Connection Capital cites one of its recent investments, a company called 23.5 Degrees, which qualified for EIS when the deal took place last summer, as an example of a business that would no longer do so today, putting its chances of securing investment at risk. The company is a Starbucks franchisee and the £5.6million of growth capital invested by Connection Capital clients was used to finance expansion of the company’s store portfolio and provide working capital for roll-out. The business is going from strength to strength and now has 37 sites, employing c500 staff.
Lack of tax breaks for lower risk later-stage businesses should not deter investors
However, Connection Capital says that the lack of tax breaks should not deter private investors if the investment proposition is sound in its own right.
“A good investment stands on its own merits – regardless of tax incentives,” says Claire Madden. “Our experience is that if investors are offered a good quality deal in a strong business with the potential to achieve growth and deliver real returns, then lack of tax breaks won’t hold them back.”
For example, several of Connection Capital’s investments to date have been management buy-outs, a type of deal which has never qualified for EIS. These opportunities are invariably heavily in demand from its private investor/family office client base.
One of its recent investments, the £14m MBO of a high-spec portable accommodation hire business called Carter Accommodation Ltd in October last year proved so popular that clients committed £5million of funding in the space of just ten days. This spring, only seven months later, Connection Capital clients provided a second tranche of capital to enable the company to meet surging demand, which was even stronger than its most ambitious forecasts.
Claire Madden says, “By shifting the focus of EIS onto start-ups and very young businesses, private investors who are aiming to mitigate their tax position could now be exposed to a much greater degree of risk. Later stage investments may no longer have those tax breaks as a selling point, but they could prove highly attractive for a whole host of other reasons.”

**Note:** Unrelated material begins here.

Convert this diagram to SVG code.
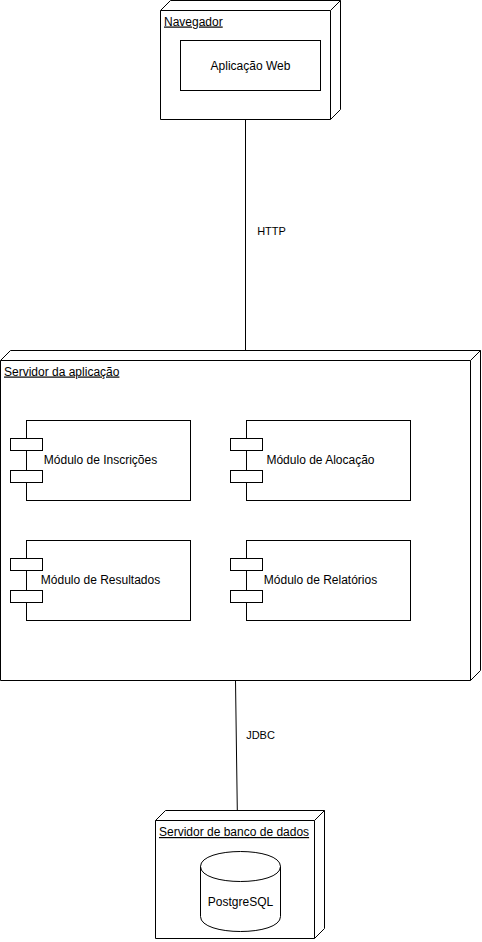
<svg xmlns="http://www.w3.org/2000/svg" width="482" height="942" viewBox="0 0 482 942">
<style>
.sh{fill:#ffffff;stroke:#000000;stroke-width:1}
.ln{fill:none;stroke:#000000;stroke-width:1}
.t{font-family:"Liberation Sans",Arial,sans-serif;font-size:12px;fill:#000000}
.c{text-anchor:middle}
.u{text-decoration:underline}
.s{font-size:11px}
</style>
<rect width="482" height="942" fill="#ffffff"/>
<g id="connectors">
<line class="ln" x1="245.5" y1="119.5" x2="245.5" y2="350.5"/>
<text class="t s c" x="271.5" y="235">HTTP</text>
<line class="ln" x1="235.5" y1="680.5" x2="237.3" y2="810.5"/>
<text class="t s c" x="260.5" y="738.5">JDBC</text>
</g>
<g id="navegador">
<path class="sh" d="M160.5 10.5 L170.5 0.5 L340.5 0.5 L340.5 109.5 L330.5 119.5 L160.5 119.5 Z"/>
<path class="ln" d="M160.5 10.5 L330.5 10.5 L340.5 0.5 M330.5 10.5 L330.5 119.5"/>
<text class="t u" x="164" y="25.5">Navegador</text>
</g>
<g id="aplicacao-web">
<rect class="sh" x="180.5" y="40.5" width="140" height="50"/>
<text class="t c" x="250.5" y="69.5">Aplicação Web</text>
</g>
<g id="servidor-aplicacao">
<path class="sh" d="M0.5 360.5 L10.5 350.5 L480.5 350.5 L480.5 670.5 L470.5 680.5 L0.5 680.5 Z"/>
<path class="ln" d="M0.5 360.5 L470.5 360.5 L480.5 350.5 M470.5 360.5 L470.5 680.5"/>
<text class="t u" x="4" y="375.5">Servidor da aplicação</text>
</g>
<g id="modulo-inscricoes">
<rect class="sh" x="26.5" y="420.5" width="164" height="80"/>
<rect class="sh" x="10.5" y="438.5" width="32" height="12"/>
<rect class="sh" x="10.5" y="470.5" width="32" height="12"/>
<text class="t c" x="100.5" y="464">Módulo de Inscrições</text>
</g>
<g id="modulo-alocacao">
<rect class="sh" x="246.5" y="420.5" width="164" height="80"/>
<rect class="sh" x="230.5" y="438.5" width="32" height="12"/>
<rect class="sh" x="230.5" y="470.5" width="32" height="12"/>
<text class="t c" x="320.5" y="464">Módulo de Alocação</text>
</g>
<g id="modulo-resultados">
<rect class="sh" x="26.5" y="540.5" width="164" height="80"/>
<rect class="sh" x="10.5" y="558.5" width="32" height="12"/>
<rect class="sh" x="10.5" y="590.5" width="32" height="12"/>
<text class="t c" x="100.5" y="584">Módulo de Resultados</text>
</g>
<g id="modulo-relatorios">
<rect class="sh" x="246.5" y="540.5" width="164" height="80"/>
<rect class="sh" x="230.5" y="558.5" width="32" height="12"/>
<rect class="sh" x="230.5" y="590.5" width="32" height="12"/>
<text class="t c" x="320.5" y="584">Módulo de Relatórios</text>
</g>
<g id="servidor-banco">
<path class="sh" d="M155.5 820.5 L165.5 810.5 L324.5 810.5 L324.5 928.5 L314.5 938.5 L155.5 938.5 Z"/>
<path class="ln" d="M155.5 820.5 L314.5 820.5 L324.5 810.5 M314.5 820.5 L314.5 938.5"/>
<text class="t u" x="159" y="836">Servidor de banco de dados</text>
</g>
<g id="postgresql">
<path class="sh" d="M200.5 866.5 C200.5 846.5 280.5 846.5 280.5 866.5 L280.5 916.5 C280.5 936.5 200.5 936.5 200.5 916.5 Z"/>
<path class="ln" d="M200.5 866.5 C200.5 886.5 280.5 886.5 280.5 866.5"/>
<text class="t c" x="240.5" y="906">PostgreSQL</text>
</g>
</svg>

She adds, “Apart from anything else, EIS is not the only tax break out there. Recent changes to Entrepreneurs’ Relief could prove advantageous to private investors, who may find that Capital Gains Tax is payable at a lower rate when shares are sold.”
This year’s Budget announced extensions to the scope of Entrepreneurs’ Relief to include long-term investors in unlisted companies. This means that they could now pay CGT at 10% when they sell their stake, provided they have held it for three years, up to a lifetime maximum of £10million.
Amount of EIS funds raised by SMEs - last 5 years
* 10 years for “knowledge-based” businesses. Companies that have raised this kind of investment before are exempt from the 7/10 year rule. There is also an exception to the rule if the business has never raised risk finance investment before and if funds raised are at least 50% of the company’s average annual turnover, taken over the previous five years.